### Direction
Write out the material again exactly, please, and omit the pictures.
─── Data section
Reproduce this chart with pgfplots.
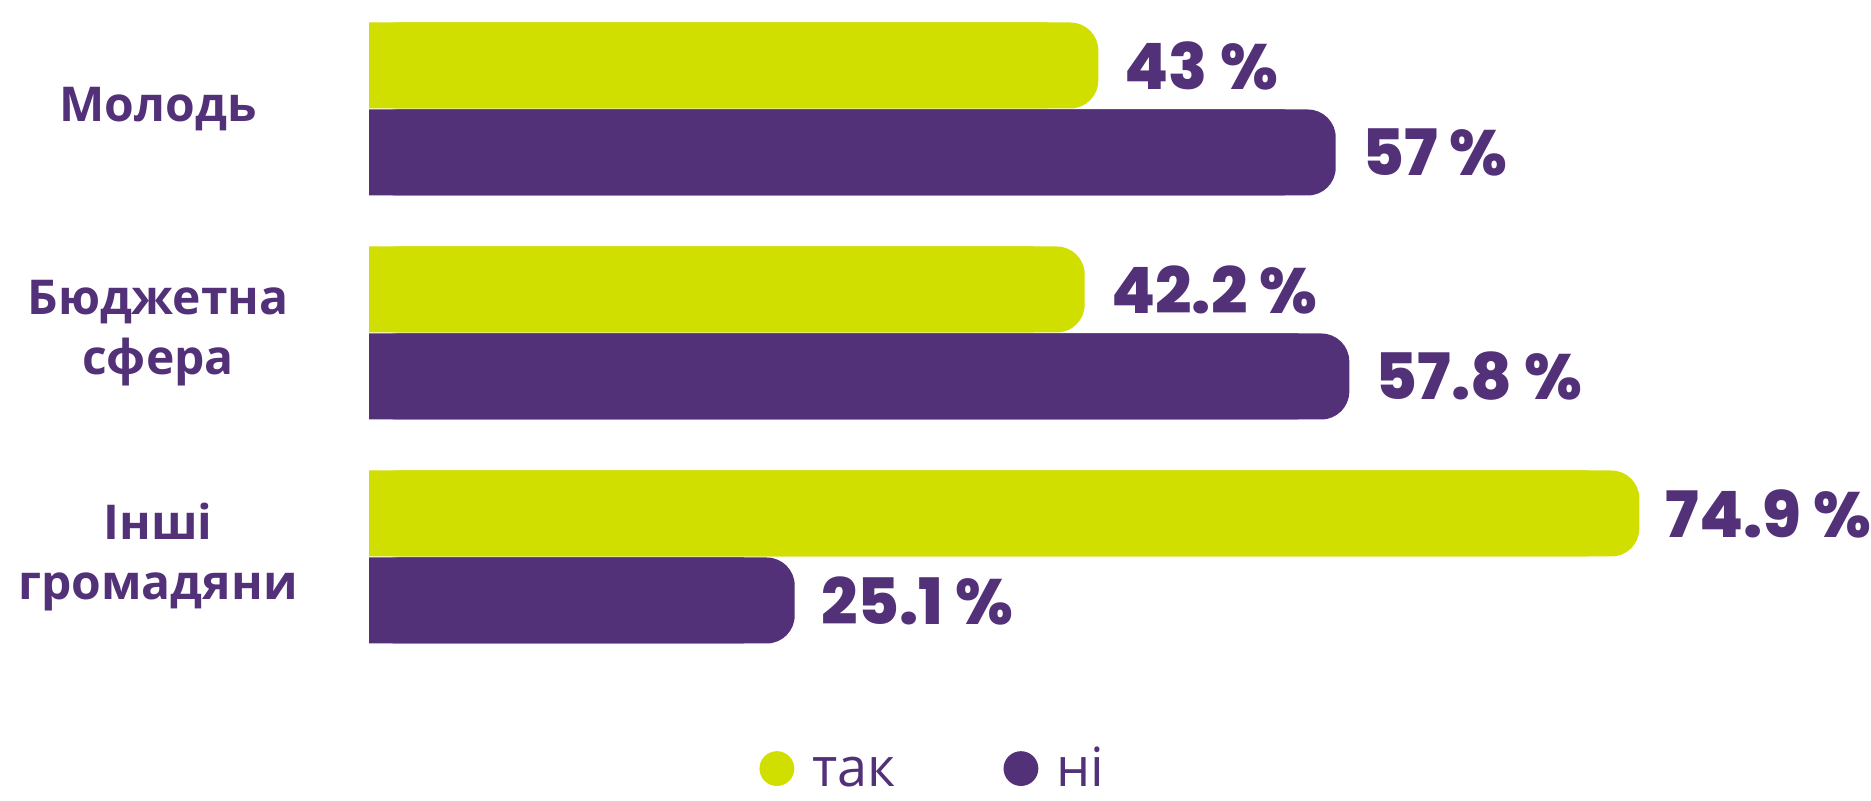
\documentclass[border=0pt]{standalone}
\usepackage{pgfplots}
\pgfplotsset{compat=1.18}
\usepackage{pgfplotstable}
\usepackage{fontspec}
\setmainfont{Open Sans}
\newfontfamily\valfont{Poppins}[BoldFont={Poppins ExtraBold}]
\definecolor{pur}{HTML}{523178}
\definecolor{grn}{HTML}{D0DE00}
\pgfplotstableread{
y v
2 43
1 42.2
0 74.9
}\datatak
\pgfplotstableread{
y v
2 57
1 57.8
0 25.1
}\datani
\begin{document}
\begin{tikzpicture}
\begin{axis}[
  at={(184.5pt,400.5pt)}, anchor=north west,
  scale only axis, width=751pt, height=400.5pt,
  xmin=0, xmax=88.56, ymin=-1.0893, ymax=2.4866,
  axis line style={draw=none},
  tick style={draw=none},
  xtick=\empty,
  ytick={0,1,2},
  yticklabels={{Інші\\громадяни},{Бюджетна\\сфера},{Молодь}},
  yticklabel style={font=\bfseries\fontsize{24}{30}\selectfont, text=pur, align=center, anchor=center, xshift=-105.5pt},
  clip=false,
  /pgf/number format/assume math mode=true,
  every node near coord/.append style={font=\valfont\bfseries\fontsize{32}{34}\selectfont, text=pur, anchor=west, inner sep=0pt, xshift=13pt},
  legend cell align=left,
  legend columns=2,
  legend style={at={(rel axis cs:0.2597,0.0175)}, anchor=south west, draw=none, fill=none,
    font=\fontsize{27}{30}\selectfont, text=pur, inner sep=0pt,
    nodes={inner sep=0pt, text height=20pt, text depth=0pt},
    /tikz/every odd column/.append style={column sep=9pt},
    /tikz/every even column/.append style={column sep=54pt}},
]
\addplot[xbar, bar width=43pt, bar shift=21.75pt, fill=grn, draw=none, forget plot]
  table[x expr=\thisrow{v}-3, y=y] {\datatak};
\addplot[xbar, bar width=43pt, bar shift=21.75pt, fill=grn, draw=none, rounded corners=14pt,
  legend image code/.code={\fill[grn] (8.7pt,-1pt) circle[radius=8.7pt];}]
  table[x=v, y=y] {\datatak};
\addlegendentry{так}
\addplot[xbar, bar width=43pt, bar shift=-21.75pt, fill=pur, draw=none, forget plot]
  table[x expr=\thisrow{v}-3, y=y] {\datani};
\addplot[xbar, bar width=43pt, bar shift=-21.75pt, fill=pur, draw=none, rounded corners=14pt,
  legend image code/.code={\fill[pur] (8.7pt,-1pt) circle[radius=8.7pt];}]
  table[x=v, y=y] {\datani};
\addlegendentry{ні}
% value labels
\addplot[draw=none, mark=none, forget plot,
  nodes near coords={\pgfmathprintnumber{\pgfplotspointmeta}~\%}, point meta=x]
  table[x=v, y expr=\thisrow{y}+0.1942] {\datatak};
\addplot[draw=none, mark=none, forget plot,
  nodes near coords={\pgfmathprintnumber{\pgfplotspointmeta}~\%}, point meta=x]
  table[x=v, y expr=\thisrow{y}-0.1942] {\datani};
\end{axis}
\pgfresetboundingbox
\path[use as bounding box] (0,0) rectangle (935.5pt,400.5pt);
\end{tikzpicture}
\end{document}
──────
### Final result
Reproduce this chart with pgfplots.
\documentclass[border=0pt]{standalone}
\usepackage{pgfplots}
\pgfplotsset{compat=1.18}
\usepackage{pgfplotstable}
\usepackage{fontspec}
\setmainfont{Open Sans}
\newfontfamily\valfont{Poppins}[BoldFont={Poppins ExtraBold}]
\definecolor{pur}{HTML}{523178}
\definecolor{grn}{HTML}{D0DE00}
\pgfplotstableread{
y v
2 43
1 42.2
0 74.9
}\datatak
\pgfplotstableread{
y v
2 57
1 57.8
0 25.1
}\datani
\begin{document}
\begin{tikzpicture}
\begin{axis}[
  at={(184.5pt,400.5pt)}, anchor=north west,
  scale only axis, width=751pt, height=400.5pt,
  xmin=0, xmax=88.56, ymin=-1.0893, ymax=2.4866,
  axis line style={draw=none},
  tick style={draw=none},
  xtick=\empty,
  ytick={0,1,2},
  yticklabels={{Інші\\громадяни},{Бюджетна\\сфера},{Молодь}},
  yticklabel style={font=\bfseries\fontsize{24}{30}\selectfont, text=pur, align=center, anchor=center, xshift=-105.5pt},
  clip=false,
  /pgf/number format/assume math mode=true,
  every node near coord/.append style={font=\valfont\bfseries\fontsize{32}{34}\selectfont, text=pur, anchor=west, inner sep=0pt, xshift=13pt},
  legend cell align=left,
  legend columns=2,
  legend style={at={(rel axis cs:0.2597,0.0175)}, anchor=south west, draw=none, fill=none,
    font=\fontsize{27}{30}\selectfont, text=pur, inner sep=0pt,
    nodes={inner sep=0pt, text height=20pt, text depth=0pt},
    /tikz/every odd column/.append style={column sep=9pt},
    /tikz/every even column/.append style={column sep=54pt}},
]
\addplot[xbar, bar width=43pt, bar shift=21.75pt, fill=grn, draw=none, forget plot]
  table[x expr=\thisrow{v}-3, y=y] {\datatak};
\addplot[xbar, bar width=43pt, bar shift=21.75pt, fill=grn, draw=none, rounded corners=14pt,
  legend image code/.code={\fill[grn] (8.7pt,-1pt) circle[radius=8.7pt];}]
  table[x=v, y=y] {\datatak};
\addlegendentry{так}
\addplot[xbar, bar width=43pt, bar shift=-21.75pt, fill=pur, draw=none, forget plot]
  table[x expr=\thisrow{v}-3, y=y] {\datani};
\addplot[xbar, bar width=43pt, bar shift=-21.75pt, fill=pur, draw=none, rounded corners=14pt,
  legend image code/.code={\fill[pur] (8.7pt,-1pt) circle[radius=8.7pt];}]
  table[x=v, y=y] {\datani};
\addlegendentry{ні}
% value labels
\addplot[draw=none, mark=none, forget plot,
  nodes near coords={\pgfmathprintnumber{\pgfplotspointmeta}~\%}, point meta=x]
  table[x=v, y expr=\thisrow{y}+0.1942] {\datatak};
\addplot[draw=none, mark=none, forget plot,
  nodes near coords={\pgfmathprintnumber{\pgfplotspointmeta}~\%}, point meta=x]
  table[x=v, y expr=\thisrow{y}-0.1942] {\datani};
\end{axis}
\pgfresetboundingbox
\path[use as bounding box] (0,0) rectangle (935.5pt,400.5pt);
\end{tikzpicture}
\end{document}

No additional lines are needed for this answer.